Light rail station in Salt Lake City, Utah, US

City Center station is a light rail station in Downtown Salt Lake City, Utah, in the United States, served by the Blue Line and Green Line of the Utah Transit Authority's (UTA) TRAX system. The Blue Line has service from the Salt Lake Intermodal Hub in Downtown Salt Lake City to Draper. The Green Line provides service from the Salt Lake City International Airport to West Valley City (via Downtown Salt Lake City).

== Description ==
The station is located at 100 South Main Street in the middle of the City Creek Center, with the island platform in the median of Main Street. It is the northernmost station on Main Street, the dividing line between the east and west quadrants of the city, and is situated between South Temple Street and 100 South. The station was opened on 4 December 1999 as part of the first operating segment of the TRAX system. and is operated by the Utah Transit Authority. The station is included in the Free Fare Zone in Downtown Salt Lake City. Transportation patrons that both enter and exit bus or TRAX service within the Zone can ride at no charge. Unlike many TRAX stations, City Center does not have a Park and Ride lot.

The station currently does not serve as a terminus, it did serve as the end of the Sandy and University lines during the 2002 Winter Olympics because Temple Square and Arena stations were within the Olympic Plaza.

Like the Salt Lake Intermodal Hub (as well as Gallivan Plaza and Library), there is a nearby Greenbike docking station. Greenbike is a bicycle-sharing system within Downtown Salt Lake City that allows members to pick up bicycles from any docking station and then drop it off at any docking station, ideally for trips of 30 minutes or less to avoid additional charges.

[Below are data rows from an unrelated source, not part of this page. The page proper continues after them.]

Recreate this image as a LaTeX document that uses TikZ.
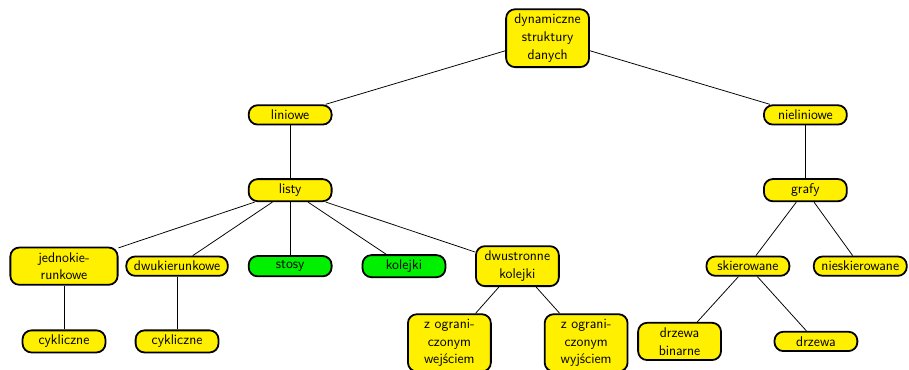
\documentclass[tikz,border=0pt]{standalone}
\usepackage{tikz}
\usetikzlibrary{positioning}
\definecolor{ink}{HTML}{000000}
\definecolor{boxyellow}{HTML}{FFF000}
\definecolor{boxgreen}{HTML}{00F000}
\tikzset{
  ycard/.style={draw=ink,fill=boxyellow,line width=1.4pt,rounded corners=7pt,
                align=center,inner xsep=6pt,inner ysep=3.7pt,
                minimum width=2.28cm,
                font=\sffamily\fontsize{11}{14}\selectfont},
  gcard/.style={ycard,fill=boxgreen},
  link/.style={draw=ink,line width=0.6pt}
}

\begin{document}
\begin{tikzpicture}[x=1cm,y=1cm]
    \path[use as bounding box] (0,0) rectangle (25.00,10.15);
    % top
    \node[ycard] (root) at (15.06,9.10) {dynamiczne\\struktury\\danych};
    \node[ycard] (lin) at (7.98,6.99) {liniowe};
    \node[ycard] (nlin) at (22.15,6.99) {nieliniowe};
    \node[ycard] (listy) at (7.98,4.92) {listy};
    \node[ycard] (grafy) at (22.15,4.92) {grafy};

    % lists
    \node[ycard,minimum width=2.95cm] (jedno) at (1.76,2.83)
      {jednokie-\\runkowe};
    \node[ycard] (dwuk) at (4.87,2.83) {dwukierunkowe};
    \node[gcard] (stosy) at (7.98,2.83) {stosy};
    \node[gcard] (kol) at (11.11,2.83) {kolejki};
    \node[ycard] (dwus) at (14.23,2.83) {dwustronne\\kolejki};
    \node[ycard] (cyk1) at (1.76,0.76) {cykliczne};
    \node[ycard] (cyk2) at (4.87,0.76) {cykliczne};
    \node[ycard] (wej) at (12.36,0.72) {z ograni-\\czonym\\wejściem};
    \node[ycard] (wyj) at (16.12,0.72) {z ograni-\\czonym\\wyjściem};

    % graphs
    \node[ycard] (skier) at (20.57,2.83) {skierowane};
    \node[ycard] (nskier) at (23.66,2.83) {nieskierowane};
    \node[ycard] (bin) at (18.69,0.76) {drzewa\\binarne};
    \node[ycard] (drz) at (22.44,0.76) {drzewa};

    \draw[link] (root) -- (lin);
    \draw[link] (root) -- (nlin);
    \draw[link] (lin) -- (listy);
    \draw[link] (nlin) -- (grafy);
    \foreach \kid in {jedno,dwuk,stosy,kol,dwus}
      \draw[link] (listy) -- (\kid);
    \draw[link] (jedno) -- (cyk1);
    \draw[link] (dwuk) -- (cyk2);
    \draw[link] (dwus) -- (wej);
    \draw[link] (dwus) -- (wyj);
    \draw[link] (grafy) -- (skier);
    \draw[link] (grafy) -- (nskier);
    \draw[link] (skier) -- (bin);
    \draw[link] (skier) -- (drz);
  \end{tikzpicture}
\end{document}
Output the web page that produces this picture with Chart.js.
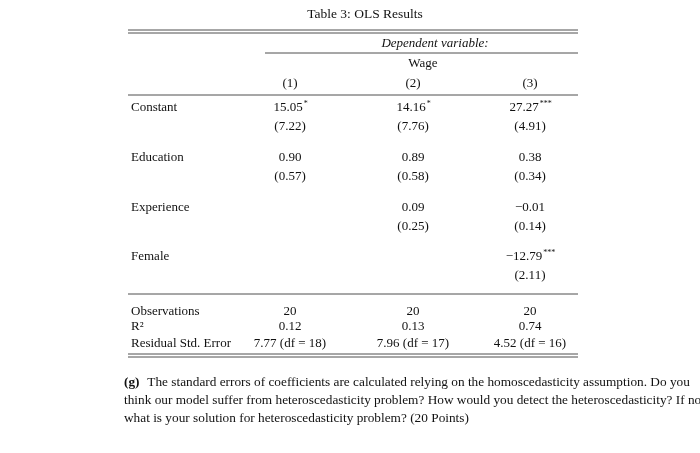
<!DOCTYPE html><html><head><meta charset="utf-8">
<script src="https://cdn.jsdelivr.net/npm/chart.js@4"></script>
<style>html,body{margin:0;background:#fff}#w{width:700px;height:453px}</style></head><body><div id="w"><canvas id="c"></canvas></div>
<script>
const title = "Table 3: OLS Results";
const columns = ["(1)", "(2)", "(3)"];
const rowLabels = ["Constant", "Education", "Experience", "Female"];
const coefs = [["15.05|*", "14.16|*", "27.27|***"], ["0.90", "0.89", "0.38"], ["", "0.09", "−0.01"], ["", "", "−12.79|***"]];
const ses = [["(7.22)", "(7.76)", "(4.91)"], ["(0.57)", "(0.58)", "(0.34)"], ["", "(0.25)", "(0.14)"], ["", "", "(2.11)"]];
const statLabels = ["Observations", "R²", "Residual Std. Error"];
const stats = [["20", "20", "20"], ["0.12", "0.13", "0.74"], ["7.77 (df = 18)", "7.96 (df = 17)", "4.52 (df = 16)"]];
const note = ["(g) The standard errors of coefficients are calculated relying on the homoscedasticity assumption. Do you",
 "think our model suffer from heteroscedasticity problem? How would you detect the heteroscedasticity? If not,",
 "what is your solution for heteroscedasticity problem? (20 Points)"];
const colX = [290, 413, 530];
const rowY = [108, 158, 208, 257];
const statY = [312, 327, 344];
const F = '"Liberation Serif", serif';
const tablePlugin = {id:'tbl', afterDraw(ch){
 const c=ch.ctx, X=v=>ch.scales.x.getPixelForValue(v), Y=v=>ch.scales.y.getPixelForValue(v);
 c.save(); c.fillStyle='#111'; c.strokeStyle='#222'; c.textBaseline='middle';
 const txt=(s,x,y,al,f)=>{c.font=f||('13px '+F); c.textAlign=al||'center';
   const [m,sup]=s.split('|'); if(!sup){c.fillText(m,X(x),Y(y));return;}
   const w=c.measureText(m).width; c.font='8px '+F; const ws=c.measureText(sup).width;
   c.font=f||('13px '+F); c.textAlign='left'; const x0=X(x)-(w+ws)/2; c.fillText(m,x0,Y(y));
   c.font='8px '+F; c.fillText(sup,x0+w+1,Y(y)-4);};
 const line=(x1,x2,y,lw)=>{c.lineWidth=lw||0.8;c.beginPath();c.moveTo(X(x1),Y(y));c.lineTo(X(x2),Y(y));c.stroke();};
 txt(title,365,14,'center','13.5px '+F);
 line(128,578,30);line(128,578,33);
 txt('Dependent variable:',435,44,'center','italic 13px '+F);
 line(265,578,53);
 txt('Wage',423,64);
 columns.forEach((s,i)=>txt(s,colX[i],84));
 line(128,578,95);
 rowLabels.forEach((r,j)=>{txt(r,131,rowY[j],'left');
   coefs[j].forEach((s,i)=>{if(s)txt(s,colX[i],rowY[j]);});
   ses[j].forEach((s,i)=>{if(s)txt(s,colX[i],rowY[j]+19);});});
 line(128,578,294);
 statLabels.forEach((r,j)=>{txt(r,131,statY[j],'left'); stats[j].forEach((s,i)=>txt(s,colX[i],statY[j]));});
 line(128,578,354);line(128,578,357);
 note.forEach((s,j)=>{c.font='13.3px '+F;c.textAlign='left';
   if(j===0){c.font='bold 13.3px '+F;c.fillText('(g)',X(124),Y(383));c.font='13.3px '+F;c.fillText(s.slice(3),X(144),Y(383));}
   else c.fillText(s,X(124),Y(383+18*j));});
 c.restore();}};
new Chart(document.getElementById('c'),{type:'scatter',data:{datasets:[{data:[]}]},
 plugins:[tablePlugin],
 options:{responsive:true,maintainAspectRatio:false,animation:false,layout:{padding:0},
  plugins:{legend:{display:false},tooltip:{enabled:false}},
  scales:{x:{type:'linear',min:0,max:700,display:false},y:{type:'linear',min:0,max:453,reverse:true,display:false}}}});
</script></body></html>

Greenbike is seasonal and, depending on weather conditions, shuts down operations in November–December and starts up again in March–April.

== City Creek Center ==
In 2012, City Center Station became part of the core of the City Creek Center, one of the largest mixed-use, transit-oriented developments in Salt Lake City. Spanning three blocks between South Temple and 100 South, it transformed 23 acre of downtown real estate into a mixed-use complex with 700 residential units and 750000 sqft of retail. A 2nd floor skybridge spans over the station platform.